I would like to thank Michael Sharp and Katie Idle at Cambridge University Press for all their work in bringing the book to publication, as well as the readers for the Press for their generous comments and acute suggestions. Many friends and colleagues read sections of the manuscript at various stages of drafting and rewriting: Dave Addison, Lisa Bailey, Susanna Elm, Hugh Elton, Richard Flower, Helen Foxhall Forbes, Matt Hassall, Caroline Humfress, Christopher Kelly, Meaghan McEvoy, Andy Merrills, and Ellen Muehlberger. Others kindly shared work in advance of publication: Dave Addison, Christoph Begass, Mateusz Fafinski, Ben Kolbeck, Conor O’Brien, and Michael Wuk. I should also note generous colleagues who read various pieces that fed into my arguments here: Shane Bjornlie, Gillian Clark, Susanna Elm, Luise Frenkel, Geoffrey Greatrex, Christopher Jones, Christopher Kelly, Conrad Leyser, Ellen Muehlberger, Michele Salzman, Adam Schor, and Graeme Ward. Versions of these chapters and related material were presented at the LLAMA work-in-progress seminar in Liverpool, the International Medieval Congress in Leeds, the Shifting Frontiers in Late Antiquity conference at Ohio State University, the Postgraduate/Early Career Late Antiquity Network conference, the Ancient History seminar of the Albert-Ludwigs-Universität Freiburg, the Late Roman Seminar in Oxford, the Mediæval Seminar at St Andrews, and the Historical Association conference. I thank the audiences at those events for their feedback.

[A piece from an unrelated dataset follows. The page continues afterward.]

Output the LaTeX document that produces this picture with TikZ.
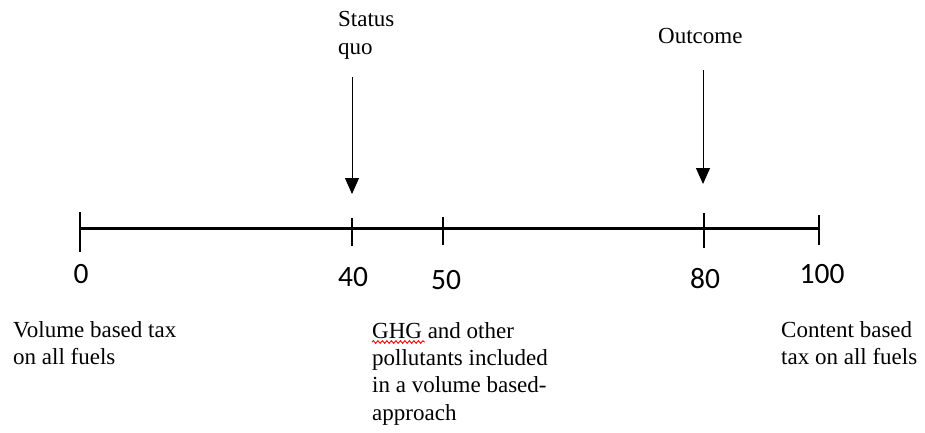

I could not have written this book without the love and support of my family on both sides of the Atlantic: Evelyn, Tim, Fränze, and Juliander; Chris and Kristen; Karen, Abhijit, Anand, Anya, and Arya; and, of course, Ingrid, Aidan, and Margot. Aidan has a more sophisticated understanding of religious change in the Roman world than any six-year-old should. I count myself so lucky to have him and Margot. Ingrid remains – now, more than ever – the reason I can do any of this.
The cover image is taken from the Cathedra of Maximian in the Archiepiscopal Museum in Ravenna. I chose it because it shows Joseph dressed as an imperial official. It thus exemplifies a key argument of the book: that late ancient people could think of those who served the state as Christian authority figures. This scene of Joseph embracing Jacob is also fitting since, while working on this project, I both became a father and lost my own. I dedicate this book to my dad. His pride in me and my work will stay with me always.